In this part of the upper Midwest the farmers have had a relatively decent year. It has been dry, but there were scattered but timely rains earlier in the summer and the farmers in this area will do fairly well–unlike others in the Midwest who have been hit hard by the prolonged dry spell that promises to drag on. However, the signs point to the severe drought spreading into this part of the country as well. And that’s the problem: the drought isn’t just part of the normal “cycle” of weather, as many of the farmers I talk with contend; it is something we are going to have to learn to live with–resulting in higher prices in the grocery stores and even the real possibility of rationing as food becomes scarce. And we could eventually be dealing with increasing levels of violence as well from growing numbers of hungry people who cannot find food to eat. In a word, the problem is here and talking about it won’t solve it.

If you would like to read more of this article in Empirical, the January issue is now available at your local bookstore.

1 comment:

  1. By 29 December 2012, the following statement was absurdly out of date and indicative of a severe lack of understanding of easily available data: "The only thing that can still be debated at all is whether or not humans are part of the problem and that consideration is gradually shifting from opinion to cold, hard fact as well."

    By 29 December, 2012, the fact of human causation of Climate Change had been irrefutably established for over twenty years, and even longer in the minds of those who were paying deep and serious attention to the accumulating hard data.

    One of the simplest ways to see the inexorable human caused changes that have been driving Climate change for the past fifty and more years is to simply look at the factual record of increasing atmospheric levels of CO2, which obviously have come from human burning of Coal, Oil, and Natural Gas, starting with the rapid increase in coal use back in the 1880's.

    The knowledge of the heat-retaining effect of small increases in the percent of CO2 in Earth's atmosphere goes back to Scientific discoveries in the late 1800's. These discoveries are empirically exact, are based on irrefutable laws of chemistry and physics, and make a total mockery of all attempts to deny or dispute or doubt the human causation of climate change.

    That the author is ignorant of such knowledge is obvious from the statement quoted above, and is further demonstrated by other parts of his essay. For example, "This is no longer an intellectual problem: at the risk of sounding dramatic, if something isn't done to alter present conditions we will soon face a struggle for survival." " the risk of sounding dramatic..."??? Risk??? Good grief, how can he feel the need to qualify the fact. We are facing, and have been known for years by the scientifically aware, to be facing not just some problems in the future, but a looming planetary disaster - NOW. Yes, a planetary disaster builds up slowly and invisibly to most in a way akin to a huge slow landslide.
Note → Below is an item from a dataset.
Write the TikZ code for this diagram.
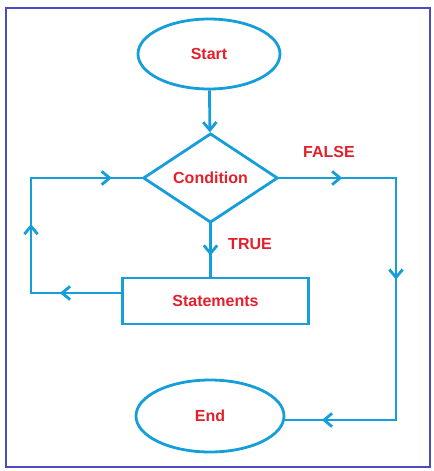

However, once started, the momentum creates an unstoppable progression of disasters.

    What we face now is an onrushing disaster that will only get worse the longer we fail to act. The actions necessary include complete cessation of burning of Coal, Oil, and Natural Gas for transportation, power, heating, and anything else. Would you care to make a bet on how soon the world will actually wake up and act on this necessary change?

    Unless authors such as Hugh Mercer Curtler quit the namby-pamby pussyfooting around, and get the facts straight, and put them into the public mind without waffling or worrying about "sounding dramatic", the "business as usual" scenario will continue its rudderless progress toward the cliff. Ultimately, and not far in the future at all, we will slip past the final tipping points and be on the unstoppable slippery slope to annihilation of human society and even to the extinction of all life on the planet. Yes. It can go that far. That is called the “Venus Syndrome”.

    What is the current response of the leaders of our industries and Nations? A scramble to build the Keystone pipeline to accelerate the madness of Tar Sand extraction, and another suicidal scramble to divide the soon-to-be ice free Arctic Ocean into national fiefdoms for oil and natural gas production. These acts are nothing short of Suicidal Madness. Of course, it is not just the money-blinded shortsighted profit-greedy leaders who are committing suicide. They are doing it for all of us. Some would call that murder. It will be the murder of the ignorant unless Curtler and others get the word out – clearly – not diluted and obfuscated by bewildered and fatal niceties.